Using the material below, repeat exactly the lines from the one with "Generate a Python" through the one with "lw=1.0, zorder=1, clip_on=False)", ends included, without any images.

DATASET ROWS —
+++
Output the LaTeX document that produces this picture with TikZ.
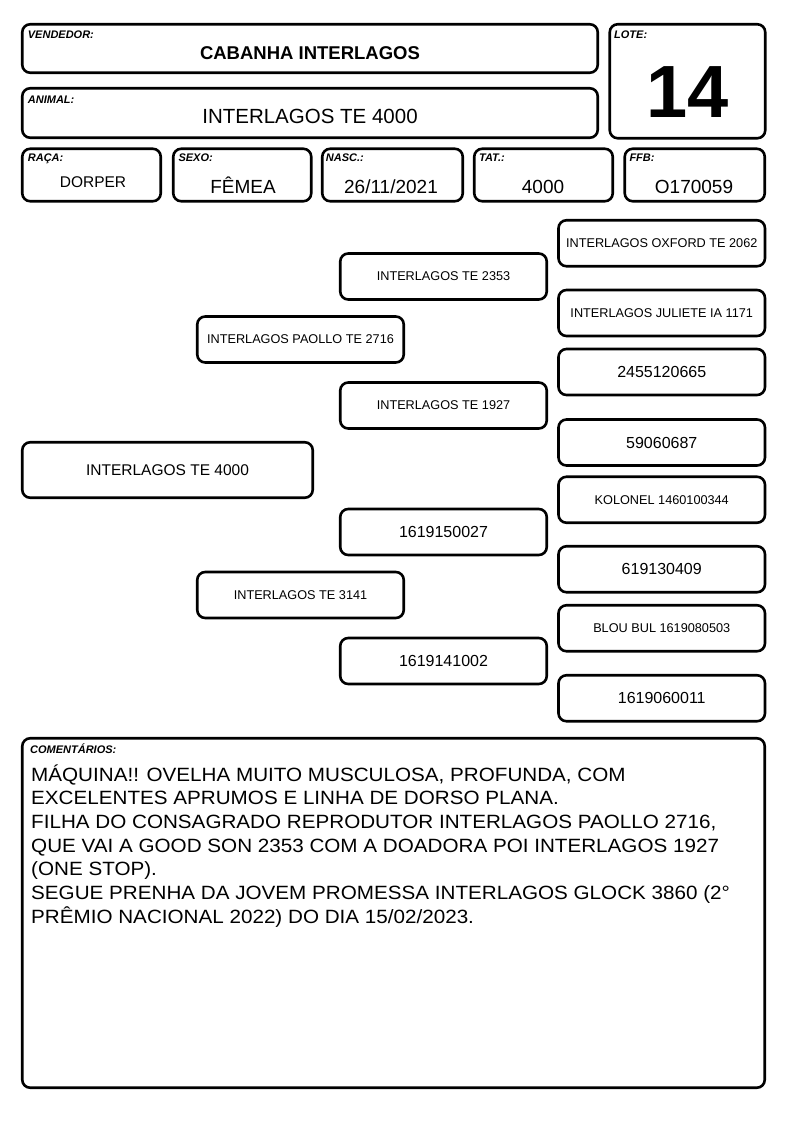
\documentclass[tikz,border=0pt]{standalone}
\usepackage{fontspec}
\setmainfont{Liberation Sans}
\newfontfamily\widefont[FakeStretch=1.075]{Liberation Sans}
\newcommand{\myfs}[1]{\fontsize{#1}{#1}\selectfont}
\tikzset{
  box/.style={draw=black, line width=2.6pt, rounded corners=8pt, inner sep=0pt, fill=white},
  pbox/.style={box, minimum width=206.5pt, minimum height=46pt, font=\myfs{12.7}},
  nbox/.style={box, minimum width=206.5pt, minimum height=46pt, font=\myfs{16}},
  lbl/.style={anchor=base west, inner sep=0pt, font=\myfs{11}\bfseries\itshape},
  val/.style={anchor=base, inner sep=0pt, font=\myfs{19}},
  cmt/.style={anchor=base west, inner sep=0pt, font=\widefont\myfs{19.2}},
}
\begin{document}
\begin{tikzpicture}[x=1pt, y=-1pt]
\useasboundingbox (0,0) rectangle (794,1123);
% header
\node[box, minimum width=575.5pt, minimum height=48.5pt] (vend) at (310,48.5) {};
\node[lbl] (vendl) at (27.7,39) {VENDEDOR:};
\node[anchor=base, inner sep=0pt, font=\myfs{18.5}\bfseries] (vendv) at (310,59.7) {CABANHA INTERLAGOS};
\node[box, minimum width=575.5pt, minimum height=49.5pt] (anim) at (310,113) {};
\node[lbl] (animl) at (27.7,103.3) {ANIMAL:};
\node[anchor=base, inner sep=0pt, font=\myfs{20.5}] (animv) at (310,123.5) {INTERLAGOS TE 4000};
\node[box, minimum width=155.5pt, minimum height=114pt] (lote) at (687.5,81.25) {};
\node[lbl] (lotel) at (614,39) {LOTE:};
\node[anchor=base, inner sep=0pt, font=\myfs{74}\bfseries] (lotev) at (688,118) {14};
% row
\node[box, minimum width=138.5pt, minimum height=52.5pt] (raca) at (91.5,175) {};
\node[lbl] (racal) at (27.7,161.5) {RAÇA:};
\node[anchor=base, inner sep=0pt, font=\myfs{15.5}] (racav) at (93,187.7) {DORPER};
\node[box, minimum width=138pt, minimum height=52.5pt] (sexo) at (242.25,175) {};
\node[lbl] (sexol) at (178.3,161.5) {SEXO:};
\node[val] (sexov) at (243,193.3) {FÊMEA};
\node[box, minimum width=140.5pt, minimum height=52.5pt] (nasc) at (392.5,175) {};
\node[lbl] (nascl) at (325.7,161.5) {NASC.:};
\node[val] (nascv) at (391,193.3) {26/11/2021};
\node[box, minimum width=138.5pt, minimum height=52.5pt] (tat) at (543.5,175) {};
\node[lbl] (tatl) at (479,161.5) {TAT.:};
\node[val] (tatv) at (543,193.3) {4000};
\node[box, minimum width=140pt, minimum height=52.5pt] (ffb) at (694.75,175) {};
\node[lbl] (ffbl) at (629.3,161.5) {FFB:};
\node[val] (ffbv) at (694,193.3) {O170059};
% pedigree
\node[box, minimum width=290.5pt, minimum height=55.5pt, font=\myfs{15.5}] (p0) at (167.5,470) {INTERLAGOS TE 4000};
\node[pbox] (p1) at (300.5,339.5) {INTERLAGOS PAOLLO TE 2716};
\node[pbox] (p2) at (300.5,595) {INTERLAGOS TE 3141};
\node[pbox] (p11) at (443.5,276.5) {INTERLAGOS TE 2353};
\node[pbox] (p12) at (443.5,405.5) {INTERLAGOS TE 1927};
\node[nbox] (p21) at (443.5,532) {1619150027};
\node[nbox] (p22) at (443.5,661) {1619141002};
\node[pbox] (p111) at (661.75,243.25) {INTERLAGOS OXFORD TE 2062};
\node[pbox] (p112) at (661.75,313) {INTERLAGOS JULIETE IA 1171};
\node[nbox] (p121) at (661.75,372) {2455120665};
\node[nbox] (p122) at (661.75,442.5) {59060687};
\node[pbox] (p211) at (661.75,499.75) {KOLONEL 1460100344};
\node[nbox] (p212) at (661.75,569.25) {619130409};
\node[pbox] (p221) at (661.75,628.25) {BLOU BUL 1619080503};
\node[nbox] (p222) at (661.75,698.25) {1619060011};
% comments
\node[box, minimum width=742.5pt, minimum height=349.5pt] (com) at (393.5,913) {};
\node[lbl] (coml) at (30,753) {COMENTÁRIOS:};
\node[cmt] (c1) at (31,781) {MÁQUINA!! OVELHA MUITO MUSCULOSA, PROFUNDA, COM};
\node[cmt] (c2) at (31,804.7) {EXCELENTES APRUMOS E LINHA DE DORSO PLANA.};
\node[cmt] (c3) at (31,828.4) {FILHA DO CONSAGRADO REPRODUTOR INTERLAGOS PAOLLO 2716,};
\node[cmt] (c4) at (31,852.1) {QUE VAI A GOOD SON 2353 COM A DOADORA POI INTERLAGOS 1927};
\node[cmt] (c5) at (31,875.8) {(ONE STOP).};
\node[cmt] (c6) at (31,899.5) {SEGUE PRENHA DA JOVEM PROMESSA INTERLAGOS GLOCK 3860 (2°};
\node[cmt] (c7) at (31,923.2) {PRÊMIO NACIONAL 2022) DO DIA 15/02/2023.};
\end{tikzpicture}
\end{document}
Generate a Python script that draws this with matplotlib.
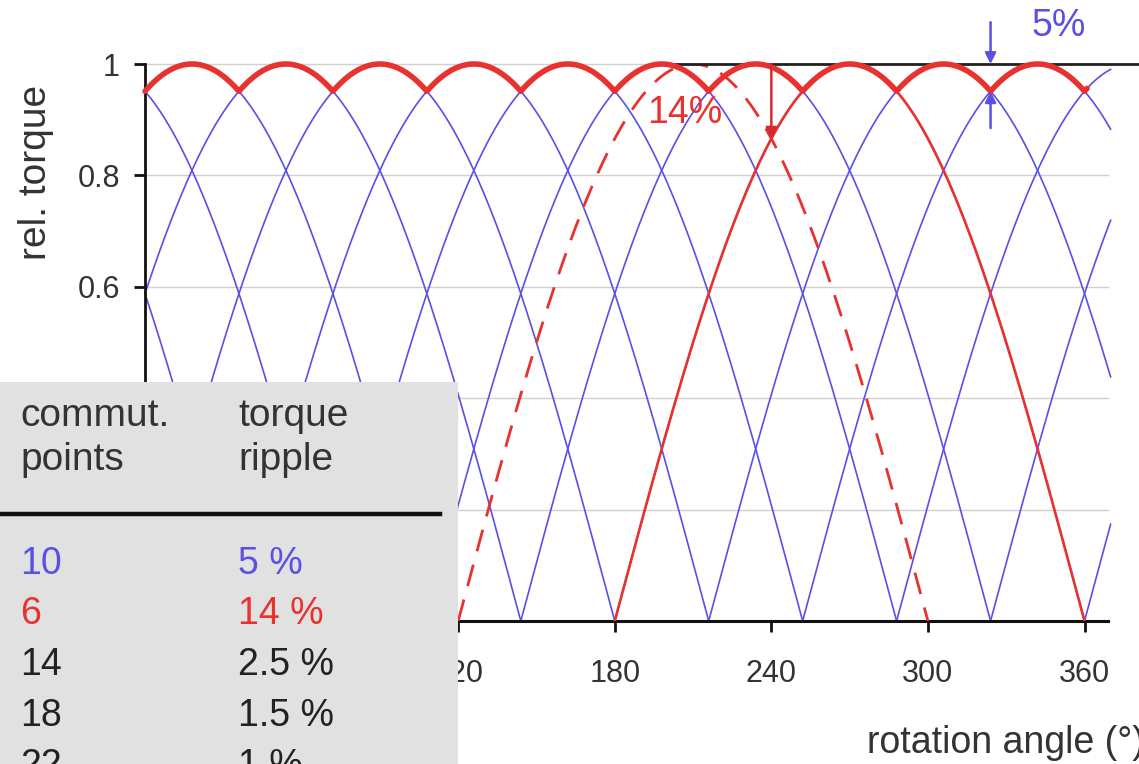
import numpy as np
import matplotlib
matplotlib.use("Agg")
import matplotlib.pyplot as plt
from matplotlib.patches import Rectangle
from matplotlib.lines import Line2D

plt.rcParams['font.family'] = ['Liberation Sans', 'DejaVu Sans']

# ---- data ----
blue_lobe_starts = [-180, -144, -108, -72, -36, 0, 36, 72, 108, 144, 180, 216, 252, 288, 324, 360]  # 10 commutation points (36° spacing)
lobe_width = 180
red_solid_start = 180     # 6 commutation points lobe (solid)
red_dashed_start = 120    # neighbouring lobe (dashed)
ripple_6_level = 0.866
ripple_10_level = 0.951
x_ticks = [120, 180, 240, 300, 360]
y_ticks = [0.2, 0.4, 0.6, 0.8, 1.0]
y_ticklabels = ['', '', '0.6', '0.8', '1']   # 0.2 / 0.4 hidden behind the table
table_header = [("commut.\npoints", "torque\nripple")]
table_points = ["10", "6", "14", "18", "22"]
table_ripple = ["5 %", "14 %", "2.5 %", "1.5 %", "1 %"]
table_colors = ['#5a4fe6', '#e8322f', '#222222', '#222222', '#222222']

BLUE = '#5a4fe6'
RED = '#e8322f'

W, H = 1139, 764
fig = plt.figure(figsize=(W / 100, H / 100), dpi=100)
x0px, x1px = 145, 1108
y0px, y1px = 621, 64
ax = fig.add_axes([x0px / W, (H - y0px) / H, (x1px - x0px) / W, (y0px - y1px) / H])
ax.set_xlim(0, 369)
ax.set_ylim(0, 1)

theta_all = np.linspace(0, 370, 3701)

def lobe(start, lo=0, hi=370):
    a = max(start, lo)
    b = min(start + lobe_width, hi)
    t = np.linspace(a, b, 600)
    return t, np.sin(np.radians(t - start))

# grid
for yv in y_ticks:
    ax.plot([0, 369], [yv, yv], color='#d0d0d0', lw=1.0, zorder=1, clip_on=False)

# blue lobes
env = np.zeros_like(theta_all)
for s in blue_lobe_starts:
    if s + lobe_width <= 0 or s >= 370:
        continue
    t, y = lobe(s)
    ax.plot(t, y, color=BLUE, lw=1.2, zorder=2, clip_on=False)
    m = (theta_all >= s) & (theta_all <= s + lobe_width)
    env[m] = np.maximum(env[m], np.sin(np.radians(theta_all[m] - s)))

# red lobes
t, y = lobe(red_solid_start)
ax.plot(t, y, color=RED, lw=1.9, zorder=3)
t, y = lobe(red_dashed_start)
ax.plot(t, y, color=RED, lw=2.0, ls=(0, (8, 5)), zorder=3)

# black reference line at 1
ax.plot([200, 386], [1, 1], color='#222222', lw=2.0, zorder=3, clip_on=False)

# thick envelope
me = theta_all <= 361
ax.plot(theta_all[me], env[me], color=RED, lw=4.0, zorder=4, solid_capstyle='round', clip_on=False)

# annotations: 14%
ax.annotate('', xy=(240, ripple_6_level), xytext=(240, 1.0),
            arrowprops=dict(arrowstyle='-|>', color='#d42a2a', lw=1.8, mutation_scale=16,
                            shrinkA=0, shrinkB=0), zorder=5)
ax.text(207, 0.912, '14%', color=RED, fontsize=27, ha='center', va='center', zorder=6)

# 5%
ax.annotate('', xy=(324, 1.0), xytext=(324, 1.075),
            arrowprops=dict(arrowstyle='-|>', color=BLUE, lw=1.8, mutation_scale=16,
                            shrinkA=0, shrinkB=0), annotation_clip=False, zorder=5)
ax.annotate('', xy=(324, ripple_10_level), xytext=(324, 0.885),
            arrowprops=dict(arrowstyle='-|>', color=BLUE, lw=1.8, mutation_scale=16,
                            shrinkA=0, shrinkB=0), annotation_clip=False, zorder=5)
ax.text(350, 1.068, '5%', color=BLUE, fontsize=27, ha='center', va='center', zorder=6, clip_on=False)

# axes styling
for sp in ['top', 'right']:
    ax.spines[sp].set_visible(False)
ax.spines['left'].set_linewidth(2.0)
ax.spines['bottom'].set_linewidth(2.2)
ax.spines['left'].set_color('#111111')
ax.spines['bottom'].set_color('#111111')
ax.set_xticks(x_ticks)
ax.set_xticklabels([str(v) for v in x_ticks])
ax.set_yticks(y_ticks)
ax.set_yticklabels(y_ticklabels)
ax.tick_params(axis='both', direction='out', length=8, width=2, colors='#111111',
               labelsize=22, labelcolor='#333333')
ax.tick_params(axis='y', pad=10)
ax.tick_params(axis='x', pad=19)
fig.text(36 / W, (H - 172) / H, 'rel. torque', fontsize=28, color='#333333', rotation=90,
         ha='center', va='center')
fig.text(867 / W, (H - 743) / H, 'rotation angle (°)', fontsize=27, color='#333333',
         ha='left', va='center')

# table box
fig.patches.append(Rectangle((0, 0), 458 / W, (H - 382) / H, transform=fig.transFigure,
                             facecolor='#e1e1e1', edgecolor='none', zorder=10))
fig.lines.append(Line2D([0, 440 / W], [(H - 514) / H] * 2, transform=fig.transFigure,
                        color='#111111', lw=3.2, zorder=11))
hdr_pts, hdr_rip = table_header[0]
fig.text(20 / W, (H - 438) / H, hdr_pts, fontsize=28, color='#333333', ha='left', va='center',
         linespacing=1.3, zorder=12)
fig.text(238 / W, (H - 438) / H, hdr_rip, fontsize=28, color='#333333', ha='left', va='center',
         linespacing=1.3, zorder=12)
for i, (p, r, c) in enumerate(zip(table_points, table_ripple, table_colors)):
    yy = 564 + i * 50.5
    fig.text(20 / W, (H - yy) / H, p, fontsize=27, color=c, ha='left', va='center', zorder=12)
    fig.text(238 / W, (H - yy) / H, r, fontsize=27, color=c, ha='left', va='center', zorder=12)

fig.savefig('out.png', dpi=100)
+++
TASK SOLUTION —
Generate a Python script that draws this with matplotlib.
import numpy as np
import matplotlib
matplotlib.use("Agg")
import matplotlib.pyplot as plt
from matplotlib.patches import Rectangle
from matplotlib.lines import Line2D

plt.rcParams['font.family'] = ['Liberation Sans', 'DejaVu Sans']

# ---- data ----
blue_lobe_starts = [-180, -144, -108, -72, -36, 0, 36, 72, 108, 144, 180, 216, 252, 288, 324, 360]  # 10 commutation points (36° spacing)
lobe_width = 180
red_solid_start = 180     # 6 commutation points lobe (solid)
red_dashed_start = 120    # neighbouring lobe (dashed)
ripple_6_level = 0.866
ripple_10_level = 0.951
x_ticks = [120, 180, 240, 300, 360]
y_ticks = [0.2, 0.4, 0.6, 0.8, 1.0]
y_ticklabels = ['', '', '0.6', '0.8', '1']   # 0.2 / 0.4 hidden behind the table
table_header = [("commut.\npoints", "torque\nripple")]
table_points = ["10", "6", "14", "18", "22"]
table_ripple = ["5 %", "14 %", "2.5 %", "1.5 %", "1 %"]
table_colors = ['#5a4fe6', '#e8322f', '#222222', '#222222', '#222222']

BLUE = '#5a4fe6'
RED = '#e8322f'

W, H = 1139, 764
fig = plt.figure(figsize=(W / 100, H / 100), dpi=100)
x0px, x1px = 145, 1108
y0px, y1px = 621, 64
ax = fig.add_axes([x0px / W, (H - y0px) / H, (x1px - x0px) / W, (y0px - y1px) / H])
ax.set_xlim(0, 369)
ax.set_ylim(0, 1)

theta_all = np.linspace(0, 370, 3701)

def lobe(start, lo=0, hi=370):
    a = max(start, lo)
    b = min(start + lobe_width, hi)
    t = np.linspace(a, b, 600)
    return t, np.sin(np.radians(t - start))

# grid
for yv in y_ticks:
    ax.plot([0, 369], [yv, yv], color='#d0d0d0', lw=1.0, zorder=1, clip_on=False)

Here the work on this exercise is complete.